# [Goal of the exercise]
Scan the data. Collect each line that contains the word "this".
Start of Data excerpts
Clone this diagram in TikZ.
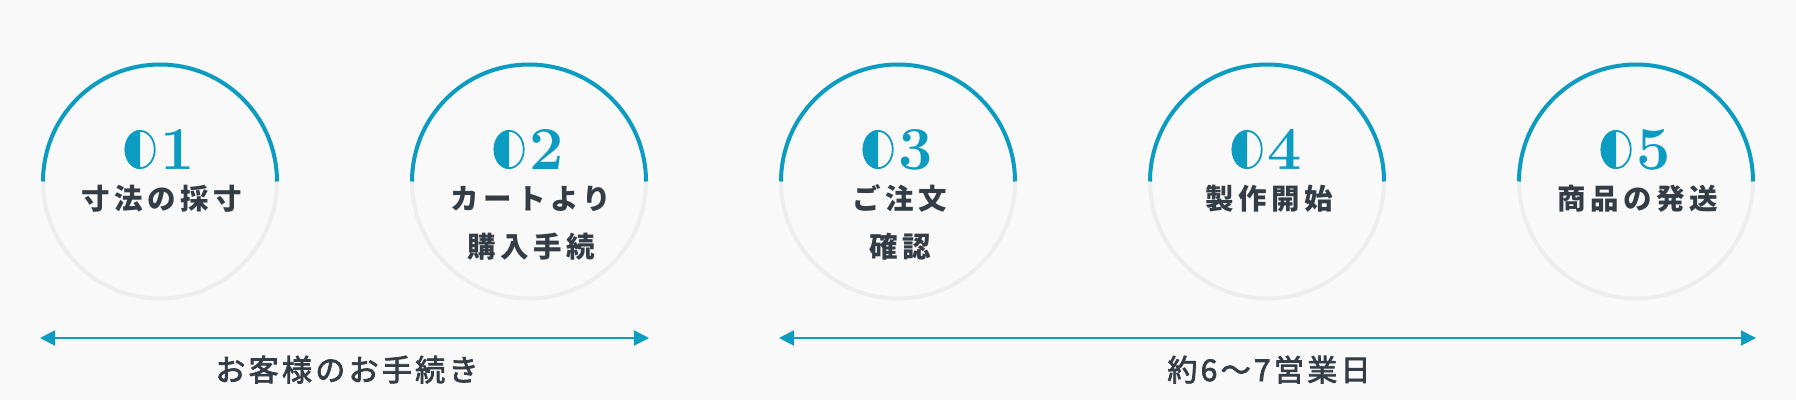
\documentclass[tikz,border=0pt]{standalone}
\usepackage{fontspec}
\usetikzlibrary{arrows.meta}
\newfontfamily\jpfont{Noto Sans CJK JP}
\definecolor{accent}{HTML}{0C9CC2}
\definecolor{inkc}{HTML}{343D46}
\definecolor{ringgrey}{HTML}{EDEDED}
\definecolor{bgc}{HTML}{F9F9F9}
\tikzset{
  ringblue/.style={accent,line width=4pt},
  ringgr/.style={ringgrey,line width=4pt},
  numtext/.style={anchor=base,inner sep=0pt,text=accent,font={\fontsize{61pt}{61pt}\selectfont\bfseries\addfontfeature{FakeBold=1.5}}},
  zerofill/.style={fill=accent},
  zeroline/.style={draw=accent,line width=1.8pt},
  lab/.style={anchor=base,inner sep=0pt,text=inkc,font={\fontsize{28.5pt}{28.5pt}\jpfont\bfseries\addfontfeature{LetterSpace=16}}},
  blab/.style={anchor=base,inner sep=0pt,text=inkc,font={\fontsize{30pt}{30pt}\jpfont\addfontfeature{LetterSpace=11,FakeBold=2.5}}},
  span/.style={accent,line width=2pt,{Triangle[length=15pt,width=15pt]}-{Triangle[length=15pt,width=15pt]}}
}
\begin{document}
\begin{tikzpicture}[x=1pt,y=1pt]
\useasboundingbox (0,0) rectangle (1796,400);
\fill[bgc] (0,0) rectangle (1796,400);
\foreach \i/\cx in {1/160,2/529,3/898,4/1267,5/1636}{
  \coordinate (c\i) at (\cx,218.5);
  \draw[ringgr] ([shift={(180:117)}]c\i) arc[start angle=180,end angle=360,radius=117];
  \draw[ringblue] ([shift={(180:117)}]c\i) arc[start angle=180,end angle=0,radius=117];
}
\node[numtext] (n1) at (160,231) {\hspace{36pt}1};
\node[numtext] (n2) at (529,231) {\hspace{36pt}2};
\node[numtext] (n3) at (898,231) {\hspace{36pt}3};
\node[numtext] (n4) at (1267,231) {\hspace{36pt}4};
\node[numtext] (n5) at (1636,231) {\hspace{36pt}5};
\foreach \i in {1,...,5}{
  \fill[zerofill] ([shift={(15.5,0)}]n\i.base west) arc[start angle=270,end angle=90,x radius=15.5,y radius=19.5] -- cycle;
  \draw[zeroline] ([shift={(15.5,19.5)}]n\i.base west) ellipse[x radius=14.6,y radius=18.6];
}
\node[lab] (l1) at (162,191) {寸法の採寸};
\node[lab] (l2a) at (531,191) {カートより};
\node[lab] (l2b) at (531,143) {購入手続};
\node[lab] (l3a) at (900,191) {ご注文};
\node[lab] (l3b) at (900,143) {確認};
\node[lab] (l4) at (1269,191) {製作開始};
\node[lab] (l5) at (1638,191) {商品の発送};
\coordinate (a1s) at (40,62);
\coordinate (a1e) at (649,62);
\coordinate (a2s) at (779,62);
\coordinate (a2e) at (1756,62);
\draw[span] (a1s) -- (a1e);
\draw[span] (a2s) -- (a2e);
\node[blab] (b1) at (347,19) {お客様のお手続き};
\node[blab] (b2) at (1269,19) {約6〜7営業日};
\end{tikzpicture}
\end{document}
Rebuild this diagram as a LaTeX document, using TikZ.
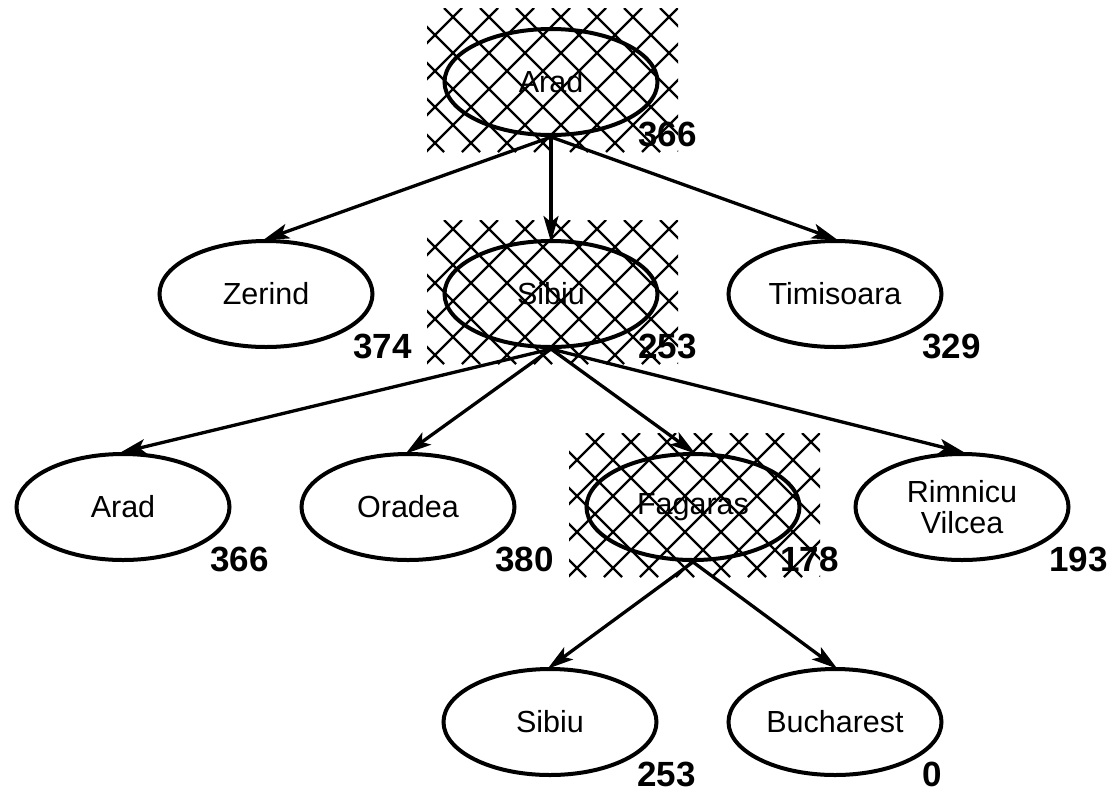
End of Data excerpts
Start of Data excerpts
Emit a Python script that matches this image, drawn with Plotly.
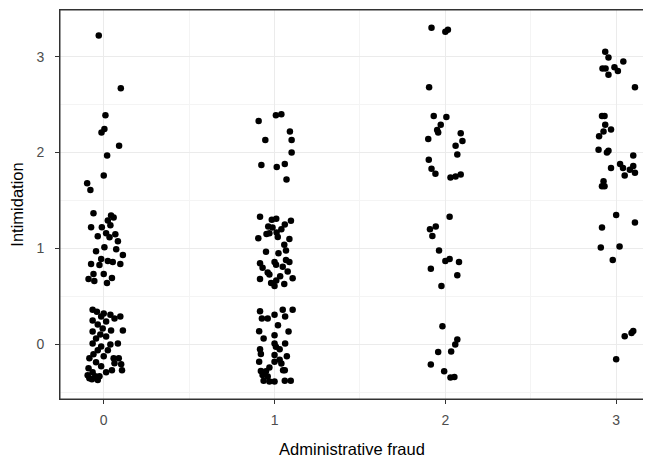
End of Data excerpts
# [Solution to the exercise]
Clone this diagram in TikZ.
Rebuild this diagram as a LaTeX document, using TikZ.
Emit a Python script that matches this image, drawn with Plotly.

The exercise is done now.